Net interest income rose 9% to $16.2 billion, helped by the spread between what the bank earns on loans and pays out to depositors.
Every one of BAC’s business segments posted higher net income. Consumer Banking earned $3.3 billion on revenue of $11.3 billion. Global Wealth and Investment Management brought in $1.4 billion in net income, with client balances hitting $4.9 trillion. Global Banking earned $2.0 billion, and Global Markets added $2.6 billion.
Credit quality improved too. The provision for credit losses fell to $1.4 billion from $1.6 billion in Q2 2025. The net charge-off ratio dropped to 0.47% from 0.55% a year earlier.
Return on average tangible common equity (ROTCE) came in at 17.03%, beating the 15.8% analyst consensus and sitting comfortably within the bank’s 16%-18% target range.

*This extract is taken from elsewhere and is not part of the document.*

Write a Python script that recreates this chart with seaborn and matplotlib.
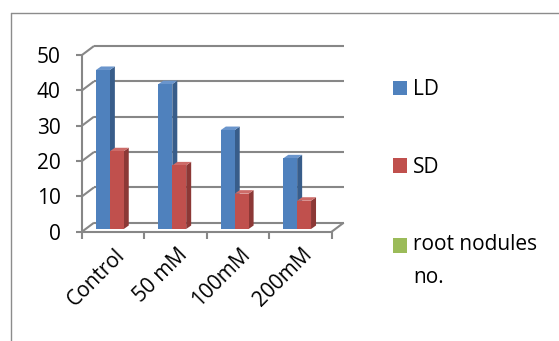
import numpy as np
import pandas as pd
import matplotlib
matplotlib.use("Agg")
import matplotlib.pyplot as plt
import seaborn as sns
from matplotlib.transforms import offset_copy, IdentityTransform, ScaledTranslation
from matplotlib.patches import Polygon, Patch
from matplotlib.lines import Line2D

# ---- data ----
treatments = ["Control", "50 mM", "100mM", "200mM"]
ld = [45, 41, 28, 20]
sd = [22, 18, 10, 8]
root_nodules = [0, 0, 0, 0]
series_names = ["LD", "SD", "root nodules no."]
legend_labels = ["LD", "SD", "root nodules\nno."]
y_ticks = [0, 10, 20, 30, 40, 50]

# ---- colours ----
front_colors = ["#4F81BD", "#C0504D", "#9BBB59"]
side_colors = ["#385D8A", "#8C3836", "#71893F"]
top_colors = ["#6A95CC", "#CD6B68", "#AECB74"]
grid_color = "#878787"

df = pd.DataFrame({
    "treatment": treatments * len(series_names),
    "value": ld + sd + root_nodules,
    "series": np.repeat(series_names, len(treatments)),
})

sns.set_theme(style="white")
plt.rcParams["font.family"] = ["Open Sans", "DejaVu Sans"]
plt.rcParams["text.color"] = "black"
FS = 15

DPI = 100
W, H = 559, 341
fig = plt.figure(figsize=(W / DPI, H / DPI), dpi=DPI)

# plane in which the bars stand (pixel box of the plot area)
px0, px1 = 85.6, 335.3
py_bot, py_top = 229.0, 52.3
ax = fig.add_axes([px0 / W, (H - py_bot) / H, (px1 - px0) / W, (py_bot - py_top) / H])
ax.patch.set_alpha(0)

sns.barplot(data=df, x="treatment", y="value", hue="series",
            order=treatments, hue_order=series_names, palette=front_colors,
            saturation=1, width=0.667, linewidth=0, errorbar=None,
            legend=False, ax=ax)
ax.set_xlim(-0.5, len(treatments) - 0.5)
ax.set_ylim(0, 50)
for s in ax.spines.values():
    s.set_visible(False)
ax.set_xlabel("")
ax.set_ylabel("")

# depth offsets (pixels) of the front edge and the back wall relative to the bar plane
FRONT = np.array([-3.6, -2.7])
BACK = np.array([8.4, 6.3])
BAR_DEPTH = np.array([5.0, 3.5])


def disp(x, y, off=(0, 0)):
    return ax.transData.transform((x, y)) + np.asarray(off)


def seg(p, q, **kw):
    ax.add_line(Line2D([p[0], q[0]], [p[1], q[1]], transform=IdentityTransform(),
                       color=grid_color, lw=1.5, clip_on=False, zorder=1,
                       solid_capstyle="butt", **kw))


xl, xr = -0.5, len(treatments) - 0.5
back_tf = offset_copy(ax.transData, fig=fig, x=BACK[0], y=BACK[1], units="dots")

# back-wall gridlines, side-wall diagonals and y tick marks
for v in y_ticks:
    ax.plot([xl, xr], [v, v], transform=back_tf, color=grid_color, lw=1.5,
            clip_on=False, zorder=1, solid_capstyle="butt")
    f = disp(xl, v, FRONT)
    b = disp(xl, v, BACK)
    seg(f, b)
    seg(f, f + np.array([-6.5, 0]))

# front y axis
seg(disp(xl, 0, FRONT), disp(xl, 50, FRONT))
# floor: front edge and right edge
seg(disp(xl, 0, FRONT), disp(xr, 0, FRONT))
seg(disp(xr, 0, FRONT), disp(xr, 0, BACK))
# category boundary ticks
for k in np.arange(xl, xr + 0.01, 1.0):
    p = disp(k, 0, FRONT)
    seg(p, p + np.array([0, -7]))

# 3-D faces of the columns
for i, (cont, sc, tc) in enumerate(zip(ax.containers, side_colors, top_colors)):
    for bar in cont:
        bar.set_zorder(3 + 2 * i)
        h = bar.get_height()
        if h <= 0:
            continue
        bx0 = bar.get_x()
        bx1 = bx0 + bar.get_width()
        a = disp(bx1, 0)
        b = disp(bx1, h)
        side = Polygon([a, b, b + BAR_DEPTH, a + BAR_DEPTH], closed=True,
                       transform=IdentityTransform(), facecolor=sc,
                       edgecolor="none", zorder=2.5 + 2 * i, clip_on=False)
        c = disp(bx0, h)
        top = Polygon([c, b, b + BAR_DEPTH, c + BAR_DEPTH], closed=True,
                      transform=IdentityTransform(), facecolor=tc,
                      edgecolor="none", zorder=2.5 + 2 * i, clip_on=False)
        ax.add_patch(side)
        ax.add_patch(top)

# tick labels
ax.set_yticks(y_ticks)
ax.set_yticklabels([str(v) for v in y_ticks])
ax.tick_params(axis="y", length=0, pad=18, labelsize=FS, labelcolor="black")
for lab in ax.get_yticklabels():
    lab.set_transform(lab.get_transform() + ScaledTranslation(0, -2.7 / DPI, fig.dpi_scale_trans))

ax.set_xticks(range(len(treatments)))
ax.set_xticklabels(treatments)
ax.tick_params(axis="x", length=0, pad=11, labelsize=FS, labelcolor="black")
for lab in ax.get_xticklabels():
    lab.set_rotation(45)
    lab.set_ha("right")
    lab.set_va("top")
    lab.set_rotation_mode("anchor")
    lab.set_transform(lab.get_transform() + ScaledTranslation(-2.5 / DPI, 0, fig.dpi_scale_trans))

# legend
handles = [Patch(facecolor=c, edgecolor="none") for c in front_colors]
leg = fig.legend(handles, legend_labels, loc="upper left",
                 bbox_to_anchor=(393 / W, 1 - 79 / H), frameon=False,
                 fontsize=FS, handlelength=0.68, handleheight=0.68,
                 handletextpad=0.29, labelspacing=2.72, borderpad=0,
                 borderaxespad=0)
texts = leg.get_texts()
texts[2].set_linespacing(1.75)

# keep the square of the two-line entry level with its first line
fig.canvas.draw()
r = fig.canvas.get_renderer()
h_one = texts[1].get_window_extent(r).height
h_two = texts[2].get_window_extent(r).height
shift_pt = (h_two - h_one) / 2 * 72 / DPI
hb = leg.legend_handles[2]
hb.set_y(hb.get_y() + shift_pt)

# chart frame (top and left edges)
fig.add_artist(Line2D([11 / W, 1], [1 - 12.5 / H] * 2, transform=fig.transFigure,
                      color="#8c8c8c", lw=1))
fig.add_artist(Line2D([11 / W, 11 / W], [0, 1 - 12.5 / H], transform=fig.transFigure,
                      color="#8c8c8c", lw=1))

fig.savefig("out.png", dpi=DPI, facecolor="white")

The efficiency ratio improved to 58.72% from 62.28% a year earlier. Oppenheimer analyst Chris Kotowski noted that with revenue up 14.6% and expenses up just 8.4%, “all was good on the efficiency front.”
The bank returned $8 billion to shareholders through dividends and buybacks during the quarter. Book value per common share rose 7% to $39.34.
BAC reported alongside JPMorgan Chase, Goldman Sachs, Wells Fargo, and Citigroup, all of which also posted results before the bell on Tuesday.